It was in the heat of summer that everything started to fall apart with him. We had spent more time together, driving around in his Jeep, watching kids play in the grass at night, and lying on his couch. But he started to drift away. It is hard to explain, but something in him turned off. His spark was gone. He stopped making jokes and spent most of his time alone. It was a mistake I had made. Somewhere along the line I had messed up without giving him everything he wanted. Or maybe he was just falling into his own world of sadness that had little to do with me. That was another mistake I had made. I believed his battle scars to be romantic, but I was naïve for thinking that. His sister just shook her head with her hands in the air and said, “I don’t know what to do.” I could love him and I could listen to him but that wouldn’t always make him better. Eventually he would come out of his depression. Eventually, he would sink back in. “He is like night and day,” his sister told me. All I could do was nod in agreement. Even though he was home from the war, he was still fighting one, but this time it only existed inside his head. I gave him his space. I took a step back to give him some breathing room. I had faith that he would come back to me.
He was different than anyone I had ever loved before. But I suppose I hadn’t really loved anyone before, and so he stood out among the likes and the almosts. He was different because he wasn’t much taller than me. He was different because he wasn’t in college. He was different because he was brilliant, even if he didn’t know it. He was different, but he was just like me. We both loved reading; it was one of the first things we ever talked in depth about. He absorbed everything he read, swallowing words and ideas whole. He made jokes at times that other’s deemed inappropriate and I deemed hilarious. He loved history and finding out how things were made and created and worked. We spoke the same. We hide our emotions in the same ways. He was everything I had ever thought I wanted rolled together into one man. He wasn’t mine, but he was everything.
There was always something with the girl who waited. Who is waiting. Even in those moments where I was so happy I could fall to pieces, I knew she was always waiting. Her patience was always in the back of my mind. I knew when I would have to leave come fall, she would be there for him to spend his time with. Someone he could make laugh and someone he could lie with and tell secrets to. I would be replaced as soon as the breeze turned crisp and the leaves started to fall. She just had to bide her time.
She wasn’t like me. We weren’t even in the same category. She was blonde, I was a brunette. She waited and I would move on. Sometimes, I would find myself looking at the pictures she kept of them online. I would look at their faces and see the smile he had given to me that he had also given to her.
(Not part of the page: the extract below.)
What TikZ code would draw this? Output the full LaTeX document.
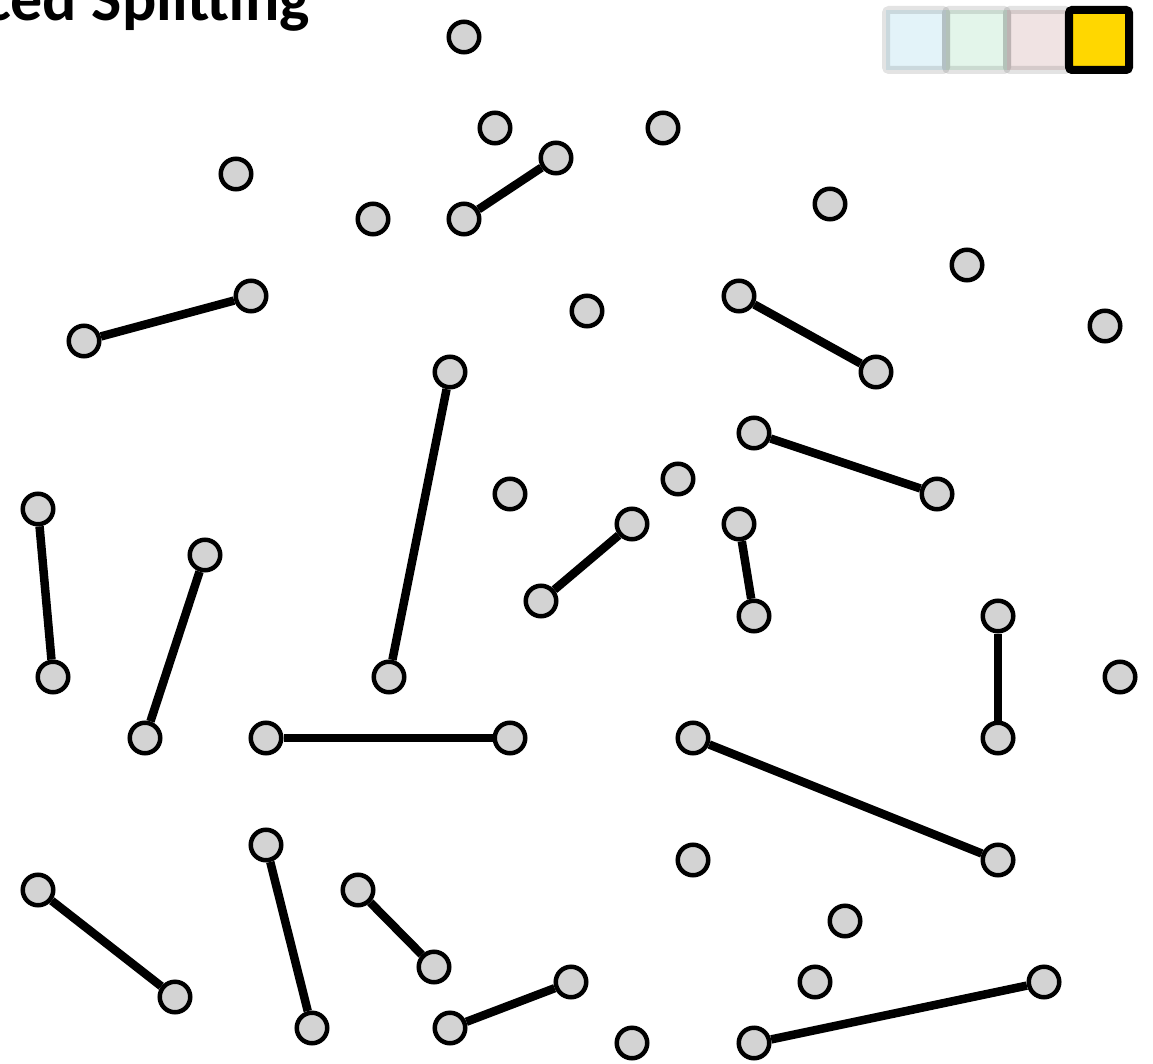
\documentclass[tikz,border=0pt]{standalone}
\usepackage{fontspec}
\setmainfont{Carlito}
\definecolor{nodegray}{HTML}{D3D3D3}
\definecolor{gold}{HTML}{FFD700}
\definecolor{paleblue}{HTML}{E3F3F9}
\definecolor{palegreen}{HTML}{E3F5EA}
\definecolor{palepink}{HTML}{F0E3E3}
\tikzset{
  pt/.style={circle, minimum size=30.5pt, inner sep=0pt, fill=nodegray, draw=black, line width=4.5pt},
  link/.style={line width=8.5pt, draw=black},
  fadedsq/.style={draw=black, draw opacity=0.11, line width=8pt, rounded corners=3pt},
  activesq/.style={draw=black, fill=gold, line width=8pt, rounded corners=3pt},
  titletext/.style={inner sep=0pt, font=\bfseries\fontsize{64}{64}\selectfont}
}
\begin{document}
\begin{tikzpicture}[x=1pt,y=-1pt]
\useasboundingbox (0,0) rectangle (1153,1064);
\fill[white] (0,0) rectangle (1153,1064);
\begin{scope}
\clip (0,0) rectangle (1153,1064);
\node[titletext, anchor=base east] (title) at (310,21) {ced Splitting};
\end{scope}
% legend
\fill[paleblue] (886,10) rectangle (946,70);
\fill[palegreen] (946,10) rectangle (1007,70);
\fill[palepink] (1007,10) rectangle (1068,70);
\draw[fadedsq] (886,10) rectangle (946,70);
\draw[fadedsq] (946,10) rectangle (1007,70);
\draw[fadedsq] (1007,10) rectangle (1068,70);
\draw[activesq] (1069,10) rectangle (1129,70);
% nodes
\node[pt] (n1) at (464,37) {};
\node[pt] (n2) at (495,128) {};
\node[pt] (n3) at (663,128) {};
\node[pt] (n4) at (556,158) {};
\node[pt] (n5) at (236,174) {};
\node[pt] (n6) at (373,219) {};
\node[pt] (n7) at (464,219) {};
\node[pt] (n8) at (830,204) {};
\node[pt] (n9) at (967,265) {};
\node[pt] (n10) at (251,296) {};
\node[pt] (n11) at (84,341) {};
\node[pt] (n12) at (587,311) {};
\node[pt] (n13) at (739,296) {};
\node[pt] (n14) at (876,372) {};
\node[pt] (n15) at (1105,326) {};
\node[pt] (n16) at (450,372) {};
\node[pt] (n17) at (754,433) {};
\node[pt] (n18) at (937,494) {};
\node[pt] (n19) at (510,494) {};
\node[pt] (n20) at (678,479) {};
\node[pt] (n21) at (632,524) {};
\node[pt] (n22) at (541,601) {};
\node[pt] (n23) at (739,524) {};
\node[pt] (n24) at (754,616) {};
\node[pt] (n25) at (38,509) {};
\node[pt] (n26) at (53,677) {};
\node[pt] (n27) at (205,555) {};
\node[pt] (n28) at (145,738) {};
\node[pt] (n29) at (389,677) {};
\node[pt] (n30) at (998,616) {};
\node[pt] (n31) at (998,738) {};
\node[pt] (n32) at (1120,677) {};
\node[pt] (n33) at (266,738) {};
\node[pt] (n34) at (510,738) {};
\node[pt] (n35) at (693,738) {};
\node[pt] (n36) at (998,860) {};
\node[pt] (n37) at (693,860) {};
\node[pt] (n38) at (266,845) {};
\node[pt] (n39) at (312,1028) {};
\node[pt] (n40) at (38,890) {};
\node[pt] (n41) at (175,997) {};
\node[pt] (n42) at (358,890) {};
\node[pt] (n43) at (434,967) {};
\node[pt] (n44) at (845,921) {};
\node[pt] (n45) at (815,982) {};
\node[pt] (n46) at (571,982) {};
\node[pt] (n47) at (450,1028) {};
\node[pt] (n48) at (632,1043) {};
\node[pt] (n49) at (754,1043) {};
\node[pt] (n50) at (1044,982) {};
% links
\draw[link] (n4) -- (n7);
\draw[link] (n10) -- (n11);
\draw[link] (n13) -- (n14);
\draw[link] (n16) -- (n29);
\draw[link] (n17) -- (n18);
\draw[link] (n21) -- (n22);
\draw[link] (n23) -- (n24);
\draw[link] (n25) -- (n26);
\draw[link] (n27) -- (n28);
\draw[link] (n30) -- (n31);
\draw[link] (n33) -- (n34);
\draw[link] (n35) -- (n36);
\draw[link] (n38) -- (n39);
\draw[link] (n40) -- (n41);
\draw[link] (n42) -- (n43);
\draw[link] (n46) -- (n47);
\draw[link] (n49) -- (n50);
\end{tikzpicture}
\end{document}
I could feel how happy they had been because it was as happy as I was, even if that happiness was fleeting.
I knew how this story would end before it had been written. I was his distraction; someone to play with, to talk to, to lie with, while deciding that the other girl was the one for him. I didn’t want to fight her for him. I knew the ending would never change, that I would be sending myself into a battle that I would ultimately lose. I could use all the firepower, all the strategy and planning I wanted, but I would lose. I might have been doing it out of spite, but I loved him, so I hung on with everything I had.
I would never recommend this way of living to anyone. It is pathetic, really, to hold out for a man who may or may not love you in the same way you do him. I didn’t give up, even though I probably should have. I was lead to believe we had a future. I was lead to believe that neither one of us wanted this to be over and so it wouldn’t be. That fall we’d both try, even though we’d both be busy with our lives apart from one another. Maybe he had every intention of putting his heart into our unfortunate circumstance. But I was different from her in that there was no guarantee that I would wait and that I would limit my social circle to the friends I already had. I was not a safe bet to him. I had already given what I had to him and a few others, what would stop me from forgetting him and moving on to someone else? I had never said those three little words, but then again, neither did he.
All these things are just speculation. I don’t know what he was afraid of, if anything. He couldn’t articulate them to me. We suffered in silence. True feelings were still the hardest part of a solider to figure out. If I became aware of his inability to communicate fears or feelings in those last few days, I pushed them to the back of my mind. He’s just pensive, quiet. It’s his way.
Those three little words could have kept me in the Central Valley. I would have made it work. Those three little words might have brought him into my life in San Francisco. It would be an adjustment, but I could make him fit. But those words weren’t ever exchanged. I packed up the car and he never stopped me.
While I was heading back to San Francisco, there was a deep sadness in me. All that hurt, all the sadness and confusion and passion stretched out before me, covering the farmlands and coastal mountains that would serve as a barrier between him and I. When I came through the tunnel on the Bay Bridge, I should have been filled with happiness or relief to be coming home to the life I had made for myself there. But there was a hole where my heart should have been, sucking any ounce of happiness I could have felt into it, drowning me in sorrow. Everything ached. Even though I should have been thrilled to see that sweeping city landscape, all I felt was that I had left everything behind. He was everything to me and I left because I wasn’t sure if he was ready to love me back. I missed him more with every mile we traveled into the heart of the city.